Chroniques…5

DES HOMMES ET DES MOTOS 

John Steinbeck me pardonnera. Il avait écrit Des souris et des hommes (1937), magnifique roman sur les relations humaines. Je lui emprunte son titre, pas intégralement, mais dans sa structure et sa composition. 

Car, pour titrer cette autre Chronique, rien de plus intéressant que de jouer sur les mots et les positionnements comme c’est le cas avec « Des hommes et des motos ». Et si je l’ai fait, c’est aussi parce que, le Cameroun est devenu un pays de la moto-roi. Des motos partout. Dans les villes, les villages, les quartiers. Des motos par centaines, milliers. Des motos et des Hommes dessus. Des motos en mouvement; toujours. Elles se faufilent, vrombissent, se déploient tel des fourmis magnans ou de la mauvaise herbe dans un jardin. De fabrication chinoise, elles sont toutes siglées « Moto Nanfang ». Je n’ai pas cherché l’explication, mais on m’a dit que c’était des motos chinoises. 

Il y en a partout. Des motos pour tous. Accessible à tous. Dessus, pour les conduire, des jeunes hommes à peine matures et conscients. Derrière eux, des personnes de tous les sexes, tous les âges, toutes conditions sociales, toutes tenues vestimentaires (aussi bien les costards-cravates, que les jeans-jeans, ou les treillis). Les mototaximen se prennent au quotidien pour des as de la vitesse et du faufilage. Ils ne reculent devant aucune difficulté; ni les véhicules plus grands (surtout les camions qui sont souvent sans freins), ni l’état des routes. Pour eux, un seul objectif: transporter le plus grand nombre de « clients » dans la journée, pour avoir une recette considérable le soir. Pour cela, il faut aller vite, très vite même, au risque de se faire écraser avec son ou ses clients. Pour y parvenir aussi, tous les moyens de gruger sont bons: surtaxe du prix du trajet, arrêt du moteur sur les pentes pour économiser le carburant (les taxis-brousses aussi le font) et surtout, transport de deux « clients » sur l’engin. 
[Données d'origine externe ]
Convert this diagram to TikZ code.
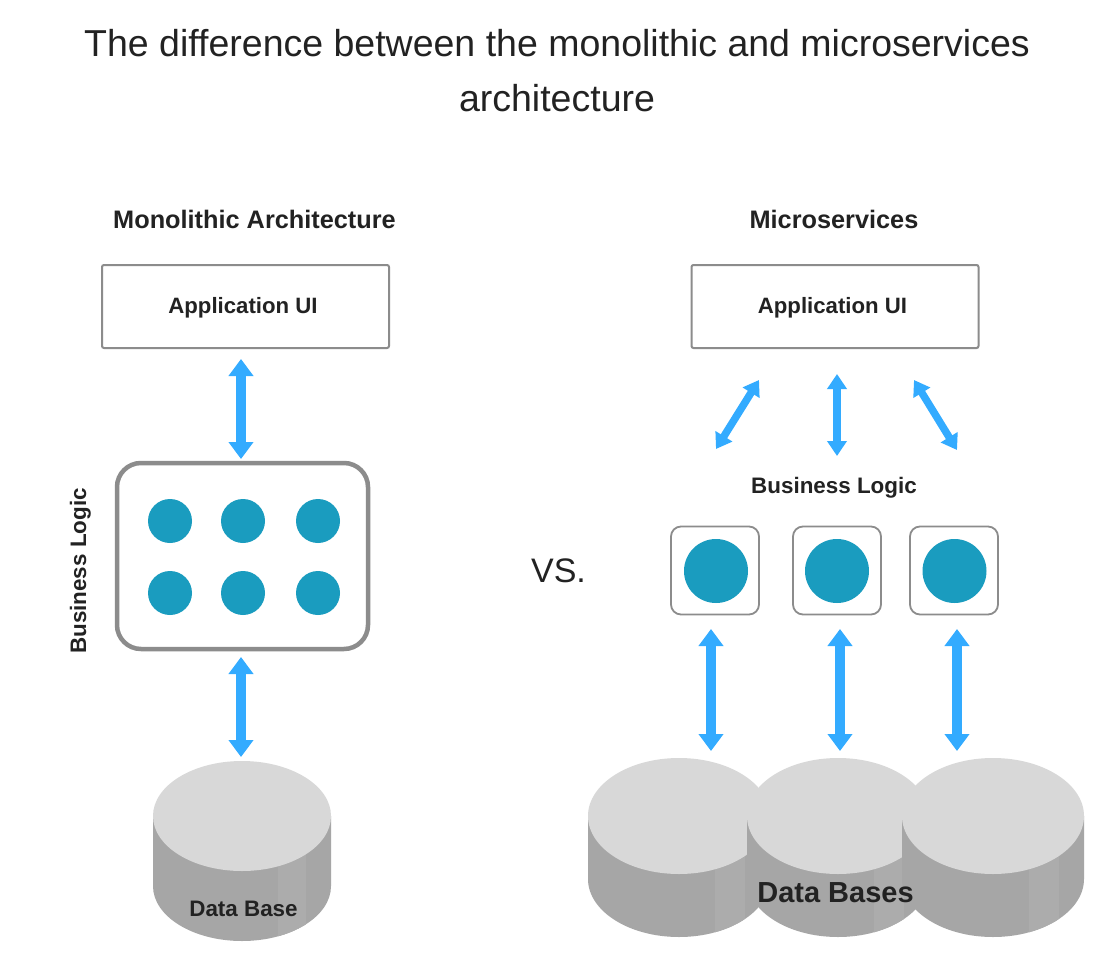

Si j’avais eu le choix, je n’aurai jamais emprunté ces motos pour un trajet lors de mon séjour. mais, parfois, en l’absence d’autres moyens, ou pour gagner un peu de temps, ou encore pour aller à une destination précise (loin de la route bitumée), je n’avais pas d’autres choix que de monter sur une moto. Non sans mal je l’avoue. Car, à chaque instant, je pensais y jouer ma vie (d’ailleurs il y a pas que sur les motos que ce sentiment d’insécurité sur la route règne quand on est au Cameroun; en voiture aussi, et même à pied, c’est pareil. Au quotidien, les nouvelles d’un accident de circulation impliquant une moto sont nombreuses. Pas une semaine ne se passe d’ailleurs sans que, à Douala ou à Yaoundé, ou même dans une autre petite bourgade du pays, un mototaximan ne finisse sous les roues d’une voiture, ou d’un camion. 

Et pourtant, malgré ces dangers, les camerounais dans leur ensemble plébiscitent désormais la moto comme moyen de transport en commun le plus sollicité. Loin devant les bus de
la Socatur et même des taxis. Ce n’est que normal d’ailleurs. Car, les vrais propriétaires de ces motos sont des entreprises chinoises qui ont décidé de lancer une offensive de charme sur l’économie locale. La moto n’est que l’un des « éclaireurs » de cette ambition. Au grand bénéfice et/ou risque des camerounais.